Statements - 2nd DL.org Workshop

DL.org would like to thank those participants at the 2nd DL.org Workshop (September 2010), during the 14th European Conference on Digital Libraries in Glasgow, Scotland, who offered their views on the presentations and the interactive discussion on Linked Data.

Pablo de Castro – Carlos III University Madrid, Spain
Interesting discussion on linked data! Suggested ORE-OAI would be worth taking a look at as precedent specification for digital object linking (and particularly research datasets). If this standard was widely-enough implemented, it might make up for a good starting point for further work.
Great workshop! Looking forward to having future opportunities for cooperation with DL.org from the Sonex Workgroup!
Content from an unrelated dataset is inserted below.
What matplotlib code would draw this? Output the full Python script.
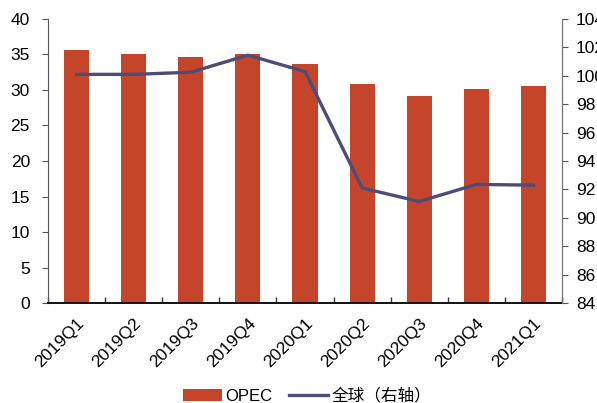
import numpy as np
import matplotlib.pyplot as plt

plt.rcParams['font.family'] = ['Liberation Sans', 'Noto Sans CJK SC', 'DejaVu Sans']

quarters = ["2019Q1", "2019Q2", "2019Q3", "2019Q4", "2020Q1",
            "2020Q2", "2020Q3", "2020Q4", "2021Q1"]
opec = [35.6, 35.1, 34.6, 35.0, 33.6, 30.8, 29.2, 30.1, 30.6]
world = [100.1, 100.1, 100.25, 101.45, 100.3, 92.1, 91.15, 92.35, 92.3]

bar_color = "#C5452A"
line_color = "#4E4C78"

fig = plt.figure(figsize=(5.97, 4.03), dpi=100)
ax = fig.add_axes([0.0804, 0.2481, 0.861, 0.7048])
x = np.arange(len(quarters))

ax.bar(x, opec, width=0.44, color=bar_color, label="OPEC", zorder=2)
ax.set_ylim(0, 40)
ax.set_yticks(range(0, 41, 5))
ax.set_xlim(-0.5, len(quarters) - 0.5)
ax.set_xticks(x)
ax.set_xticklabels(quarters, rotation=45, ha="right", rotation_mode="anchor")
ax.set_xticks(np.arange(-0.5, len(quarters)), minor=True)
ax.tick_params(axis="x", which="major", length=0, labelsize=12.5, pad=9)
ax.tick_params(axis="x", which="minor", direction="in", length=4, width=1, color="#333333")
ax.tick_params(axis="y", direction="out", length=4, color="#555555", labelsize=12.5, pad=9)

ax2 = ax.twinx()
ax2.plot(x, world, color=line_color, lw=2.4, label="全球（右轴）", zorder=3)
ax2.set_ylim(84, 104)
ax2.set_yticks(range(84, 105, 2))
ax2.tick_params(axis="y", direction="out", length=4, color="#555555", labelsize=12.5, pad=6)

for a in (ax, ax2):
    a.spines["top"].set_visible(False)
ax.spines["left"].set_color("#555555")
ax2.spines["right"].set_color("#777777")
ax.spines["bottom"].set_linewidth(1.4)
ax.spines["bottom"].set_color("#111111")
ax2.spines["left"].set_visible(False)
ax2.spines["bottom"].set_visible(False)

h1, l1 = ax.get_legend_handles_labels()
h2, l2 = ax2.get_legend_handles_labels()
fig.legend(h1 + h2, l1 + l2, loc="center", bbox_to_anchor=(0.515, 0.018), ncol=2,
           frameon=False, fontsize=12, handlelength=2.3, columnspacing=1.0,
           handletextpad=0.25)

fig.savefig("out.png", dpi=100)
Thank you!


Geneva Henry – Rice University, U.S.
The discussions throughout the workshop were interesting but sometimes seemed to focus on concepts tangential to the key topic of interoperability. It would be good to continually tie the discussions to the main theme so that the workshop is more coherent.


Perla Innocenti – University of Glasgow, UK
On Digital Libraries and Linked Data Session
I think it is useful that we address linked data from a digital library perspective, in particular regarding the ever increasing importance of Unique Resource Identifiers (URIs) and the implications for their reference and accessibility; the formalisms that will inform a new generic metadata-driven structure and interfaces for linked data; responsibilities and validation in a web-centric environment; the possibilities opened by e.g. the open annotation framework and memento for persistent web centric annotations and analysis of time series referencing a single URI; and finally sustainability of linked data.
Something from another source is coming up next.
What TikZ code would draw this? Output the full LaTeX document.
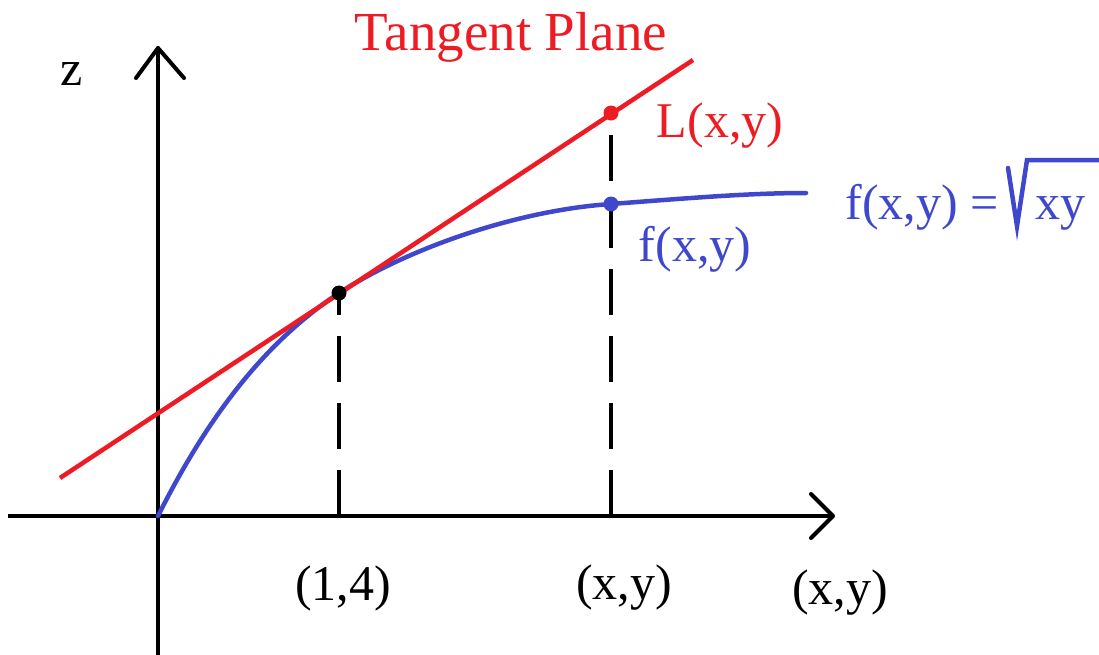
\documentclass[tikz,border=0pt]{standalone}
\usepackage{fontspec}
\setmainfont{Liberation Serif}
\definecolor{pred}{RGB}{237,28,36}
\definecolor{pblue}{RGB}{63,72,204}
\begin{document}
\begin{tikzpicture}[x=1pt,y=-1pt,
  axis/.style={line width=4pt,line cap=round,line join=round,black},
  guide/.style={line width=3.5pt,black,dash pattern=on 46pt off 21pt},
  lbl/.style={inner sep=0pt,anchor=base,font=\fontsize{50}{52}\selectfont},
  dot/.style={circle,inner sep=0pt,minimum size=15pt}]
\useasboundingbox (0,0) rectangle (1099,654);
% coordinates
\coordinate (O) at (158,516);
\coordinate (ytop) at (158,48);
\coordinate (ybot) at (158,660);
\coordinate (xleft) at (8,516);
\coordinate (xright) at (833,516);
\coordinate (tA) at (60,478);
\coordinate (tB) at (693,60);
\coordinate (P) at (339,293);
\coordinate (Px) at (339,516);
\coordinate (Qx) at (611,516);
\coordinate (QL) at (611,113);
\coordinate (Qf) at (611,204);
\coordinate (fend) at (806,193);
% axes
\draw[axis] (ybot) -- (ytop);
\draw[axis] (136,78) -- (ytop) -- (184,78);
\draw[axis,line cap=butt] (xleft) -- (xright);
\draw[axis] (811,494) -- (xright) -- (811,538);
% dashed guides
\draw[guide] (Px) -- (P);
\draw[guide] (Qx) -- (QL);
% curve
\draw[pblue,line width=4.5pt,line cap=round] (O) .. controls (218,396) and (279,333) .. (P)
  .. controls (410,247) and (520,210) .. (Qf)
  .. controls (690,198) and (750,193) .. (fend);
% tangent line
\draw[pred,line width=4.5pt] (tA) -- (tB);
% dots
\node[dot,fill=black] (Pd) at (P) {};
\node[dot,fill=pred] (QLd) at (QL) {};
\node[dot,fill=pblue] (Qfd) at (Qf) {};
% labels
\node[lbl,text=pred,font=\fontsize{55}{57}\selectfont] (tp) at (511,50) {Tangent Plane};
\node[lbl] (z) at (72,85) {z};
\node[lbl,text=pred] (Llab) at (720,137) {L(x,y)};
\node[lbl,text=pblue] (flab) at (695,261) {f(x,y)};
\node[lbl,text=pblue,anchor=base east] (feq) at (999,219) {f(x,y) =};
\draw[pblue,line width=4.5pt,line cap=round,line join=miter] (1008,168) -- (1017,226) -- (1027,160) -- (1099,160);
\node[lbl,text=pblue,anchor=base west] (xy) at (1035,219) {xy};
\node[lbl] (p14) at (343,600) {(1,4)};
\node[lbl] (pxy1) at (624,599) {(x,y)};
\node[lbl] (pxy2) at (840,604) {(x,y)};
\end{tikzpicture}
\end{document}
Sarantos Kapidakis – Ionian University, Greece
Interoperability has many aspects, the data and controlled vocabularies interoperability is attached with linked-data. Linked-data is crucial for all next generation Digital Libraries. There is a debate on simplicity vs. functionality and linked data serves the functionality perspective. The linking is not simple, as the context has to be considered.

 

Jonathan Leidig  – Virginia Tech, U.S.
The work in functionality descriptions should be leveraged to produce a collection/repository/registry of DL functions for developer discovery and reuse. The topic of linked data internal and external to a Digital Library is worth perusing in the community.

 

Lukasz Mesek – Jagiellonian University, Poland
The issue of linked data should be discussed in the context of practical solutions. It would be useful to try to apply the linked data model to some of existing and working digital libraries and find out how the model works in reality.

 

Edwin Montoya – EAFIT University, Colombia
Discussions about the relation between interoperability and lack of standards!
What about standardisation in Digital Libraries?
How to build best practices in Digital libraries in order to apply those?
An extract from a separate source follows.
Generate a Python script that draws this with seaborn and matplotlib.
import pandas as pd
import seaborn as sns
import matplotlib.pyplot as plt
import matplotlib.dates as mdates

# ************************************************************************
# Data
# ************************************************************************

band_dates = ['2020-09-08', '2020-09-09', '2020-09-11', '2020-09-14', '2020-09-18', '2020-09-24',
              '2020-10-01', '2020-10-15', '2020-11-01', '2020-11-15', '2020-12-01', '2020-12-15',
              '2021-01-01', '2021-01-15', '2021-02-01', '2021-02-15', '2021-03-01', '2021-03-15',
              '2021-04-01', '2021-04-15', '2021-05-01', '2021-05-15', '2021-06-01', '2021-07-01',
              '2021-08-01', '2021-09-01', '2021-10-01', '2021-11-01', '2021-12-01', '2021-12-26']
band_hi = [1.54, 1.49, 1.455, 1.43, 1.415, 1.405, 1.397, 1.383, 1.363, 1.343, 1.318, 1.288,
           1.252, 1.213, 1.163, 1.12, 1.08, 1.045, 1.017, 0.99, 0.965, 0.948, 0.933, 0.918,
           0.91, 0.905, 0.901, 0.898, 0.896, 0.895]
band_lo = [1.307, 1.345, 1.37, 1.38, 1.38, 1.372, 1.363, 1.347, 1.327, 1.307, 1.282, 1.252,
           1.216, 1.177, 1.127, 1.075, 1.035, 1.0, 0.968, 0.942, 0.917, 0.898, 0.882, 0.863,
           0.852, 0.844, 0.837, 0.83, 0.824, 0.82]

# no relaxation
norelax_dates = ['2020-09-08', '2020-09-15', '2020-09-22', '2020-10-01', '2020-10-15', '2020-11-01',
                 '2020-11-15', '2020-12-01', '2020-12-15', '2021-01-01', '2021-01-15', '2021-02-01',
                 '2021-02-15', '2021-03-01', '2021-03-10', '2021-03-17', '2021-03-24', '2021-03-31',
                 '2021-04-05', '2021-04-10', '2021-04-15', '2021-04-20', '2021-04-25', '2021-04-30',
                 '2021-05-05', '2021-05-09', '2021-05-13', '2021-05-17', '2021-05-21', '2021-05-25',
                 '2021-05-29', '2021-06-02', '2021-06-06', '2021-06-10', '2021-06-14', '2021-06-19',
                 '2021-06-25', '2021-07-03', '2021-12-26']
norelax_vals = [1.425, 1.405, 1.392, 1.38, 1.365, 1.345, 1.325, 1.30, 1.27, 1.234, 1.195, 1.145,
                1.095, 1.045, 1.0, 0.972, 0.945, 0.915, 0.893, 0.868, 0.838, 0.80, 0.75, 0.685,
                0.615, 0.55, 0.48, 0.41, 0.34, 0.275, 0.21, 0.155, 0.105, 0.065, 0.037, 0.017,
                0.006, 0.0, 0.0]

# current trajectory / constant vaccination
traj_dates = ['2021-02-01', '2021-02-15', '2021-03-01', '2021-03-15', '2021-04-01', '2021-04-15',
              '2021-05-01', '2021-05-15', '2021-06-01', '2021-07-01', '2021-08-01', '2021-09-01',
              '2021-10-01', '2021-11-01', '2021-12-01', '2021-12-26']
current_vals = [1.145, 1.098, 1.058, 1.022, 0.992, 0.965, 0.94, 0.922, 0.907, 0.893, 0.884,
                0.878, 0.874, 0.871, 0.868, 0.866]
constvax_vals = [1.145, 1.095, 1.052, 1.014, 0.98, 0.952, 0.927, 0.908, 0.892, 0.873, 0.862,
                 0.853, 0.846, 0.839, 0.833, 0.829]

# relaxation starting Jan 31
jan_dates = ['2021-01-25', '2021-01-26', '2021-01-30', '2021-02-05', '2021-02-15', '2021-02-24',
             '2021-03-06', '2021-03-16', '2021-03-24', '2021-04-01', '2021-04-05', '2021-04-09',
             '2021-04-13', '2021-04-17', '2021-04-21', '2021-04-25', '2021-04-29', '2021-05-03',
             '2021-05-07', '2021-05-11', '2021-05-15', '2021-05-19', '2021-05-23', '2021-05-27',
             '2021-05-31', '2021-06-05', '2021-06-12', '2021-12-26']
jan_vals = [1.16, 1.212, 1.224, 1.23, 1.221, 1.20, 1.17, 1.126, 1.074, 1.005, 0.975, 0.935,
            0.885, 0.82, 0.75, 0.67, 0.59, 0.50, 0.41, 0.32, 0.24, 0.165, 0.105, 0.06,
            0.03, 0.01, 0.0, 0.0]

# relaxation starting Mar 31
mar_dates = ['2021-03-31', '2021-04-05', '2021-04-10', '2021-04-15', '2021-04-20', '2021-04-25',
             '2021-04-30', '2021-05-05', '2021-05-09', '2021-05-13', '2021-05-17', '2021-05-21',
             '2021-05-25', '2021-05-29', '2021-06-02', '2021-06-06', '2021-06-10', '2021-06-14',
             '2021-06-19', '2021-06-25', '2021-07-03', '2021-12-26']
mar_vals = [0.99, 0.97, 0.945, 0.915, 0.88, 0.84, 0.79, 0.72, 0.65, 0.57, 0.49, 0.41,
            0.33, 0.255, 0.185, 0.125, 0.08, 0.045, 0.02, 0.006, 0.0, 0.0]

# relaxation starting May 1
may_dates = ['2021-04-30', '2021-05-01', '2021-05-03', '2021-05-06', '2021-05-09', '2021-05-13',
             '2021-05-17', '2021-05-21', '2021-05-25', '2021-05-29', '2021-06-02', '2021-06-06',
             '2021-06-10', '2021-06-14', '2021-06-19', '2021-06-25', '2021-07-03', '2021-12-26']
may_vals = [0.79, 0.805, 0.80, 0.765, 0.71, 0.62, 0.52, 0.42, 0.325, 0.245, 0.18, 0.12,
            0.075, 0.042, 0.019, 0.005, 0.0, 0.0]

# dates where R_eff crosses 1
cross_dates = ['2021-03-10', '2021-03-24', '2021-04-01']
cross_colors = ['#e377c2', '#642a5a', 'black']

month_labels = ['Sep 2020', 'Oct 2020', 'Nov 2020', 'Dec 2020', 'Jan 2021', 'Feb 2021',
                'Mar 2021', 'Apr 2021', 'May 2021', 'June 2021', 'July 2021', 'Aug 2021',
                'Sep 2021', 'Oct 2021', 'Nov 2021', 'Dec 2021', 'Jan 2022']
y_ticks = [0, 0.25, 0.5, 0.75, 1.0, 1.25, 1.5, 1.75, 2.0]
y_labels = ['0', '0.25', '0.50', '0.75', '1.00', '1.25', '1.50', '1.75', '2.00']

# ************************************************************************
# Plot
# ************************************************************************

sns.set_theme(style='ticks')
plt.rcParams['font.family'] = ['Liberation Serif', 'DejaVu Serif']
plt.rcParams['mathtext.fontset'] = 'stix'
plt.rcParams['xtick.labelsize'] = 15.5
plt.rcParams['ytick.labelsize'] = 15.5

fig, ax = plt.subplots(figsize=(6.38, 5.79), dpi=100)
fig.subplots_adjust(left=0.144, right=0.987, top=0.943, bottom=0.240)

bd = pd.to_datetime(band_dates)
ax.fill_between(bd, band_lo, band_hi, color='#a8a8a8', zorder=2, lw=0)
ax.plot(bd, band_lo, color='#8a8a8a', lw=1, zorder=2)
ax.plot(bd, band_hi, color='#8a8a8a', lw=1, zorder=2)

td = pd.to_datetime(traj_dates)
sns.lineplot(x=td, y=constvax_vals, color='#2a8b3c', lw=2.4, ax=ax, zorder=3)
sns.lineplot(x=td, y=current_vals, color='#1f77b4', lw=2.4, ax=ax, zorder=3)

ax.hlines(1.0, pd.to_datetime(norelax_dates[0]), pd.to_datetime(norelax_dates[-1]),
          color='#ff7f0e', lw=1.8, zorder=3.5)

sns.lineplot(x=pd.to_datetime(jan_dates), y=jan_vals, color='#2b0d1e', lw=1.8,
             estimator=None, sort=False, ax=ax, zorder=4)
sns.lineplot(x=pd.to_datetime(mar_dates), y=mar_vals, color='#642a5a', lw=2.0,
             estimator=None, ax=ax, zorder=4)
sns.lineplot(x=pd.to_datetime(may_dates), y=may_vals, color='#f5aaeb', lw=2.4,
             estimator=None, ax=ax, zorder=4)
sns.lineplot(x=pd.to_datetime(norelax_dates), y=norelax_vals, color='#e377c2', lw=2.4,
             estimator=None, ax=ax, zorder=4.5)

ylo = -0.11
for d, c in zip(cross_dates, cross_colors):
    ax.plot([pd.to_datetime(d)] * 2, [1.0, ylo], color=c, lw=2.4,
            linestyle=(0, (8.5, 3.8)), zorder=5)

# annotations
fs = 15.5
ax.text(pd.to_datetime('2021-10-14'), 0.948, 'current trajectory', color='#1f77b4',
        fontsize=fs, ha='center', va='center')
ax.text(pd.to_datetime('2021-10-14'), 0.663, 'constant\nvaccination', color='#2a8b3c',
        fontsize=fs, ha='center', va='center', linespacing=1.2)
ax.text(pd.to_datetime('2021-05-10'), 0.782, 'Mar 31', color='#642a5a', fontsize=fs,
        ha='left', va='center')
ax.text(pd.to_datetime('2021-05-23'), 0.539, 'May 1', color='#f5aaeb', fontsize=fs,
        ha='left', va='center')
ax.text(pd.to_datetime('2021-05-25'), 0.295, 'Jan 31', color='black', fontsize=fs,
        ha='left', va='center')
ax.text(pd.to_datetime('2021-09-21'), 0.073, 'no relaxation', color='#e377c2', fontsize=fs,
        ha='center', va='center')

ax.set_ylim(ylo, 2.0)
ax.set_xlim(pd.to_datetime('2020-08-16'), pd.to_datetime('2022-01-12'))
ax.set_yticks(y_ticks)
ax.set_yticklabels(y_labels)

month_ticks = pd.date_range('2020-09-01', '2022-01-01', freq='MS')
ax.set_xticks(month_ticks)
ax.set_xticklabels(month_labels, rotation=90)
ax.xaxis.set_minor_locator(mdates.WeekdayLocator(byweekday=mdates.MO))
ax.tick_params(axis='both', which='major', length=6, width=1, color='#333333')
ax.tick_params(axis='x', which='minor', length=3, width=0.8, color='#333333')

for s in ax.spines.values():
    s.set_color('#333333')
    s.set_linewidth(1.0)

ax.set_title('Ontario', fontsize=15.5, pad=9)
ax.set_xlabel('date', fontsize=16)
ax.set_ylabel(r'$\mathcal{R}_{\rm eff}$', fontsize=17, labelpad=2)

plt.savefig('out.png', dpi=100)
Stephanie Parker – Trust-IT Services, UK
Many of the challenges around Linked Data are context specific and thus hard to define. Linked Data is both a friend and foe of data provenance with the risk of losing it on the one hand but also with the potential to start to describe it on the other. There are a number of horizontal challenges also at play here that are not just related to Linked Data: access, authority and ownership, search and search filtering, and the evolution of schema across distributed resources in the future. Horizontal actions addressing these issues might prove to be a valuable asset. Some important next steps are defining different types of data, investigating areas such as modelling data and ontologies, as well as the role of standards groups (e.g. W3C and Dublin Core) coupled with use cases, policy and roadmaps for broader uptake. It will be interesting to see how this field evolves in general and the digital library and repository space in particular.

 

Giuseppina Vullo – University of Glasgow, UK
I really trust the feedback Digital Library research community can have from the community of practice to face the interoperability challenges. As for the linked data issue, I think Digital Libraries can benefit from the advances of Semantic Web without forgetting the active role of users and society and the values implicit in open access to information.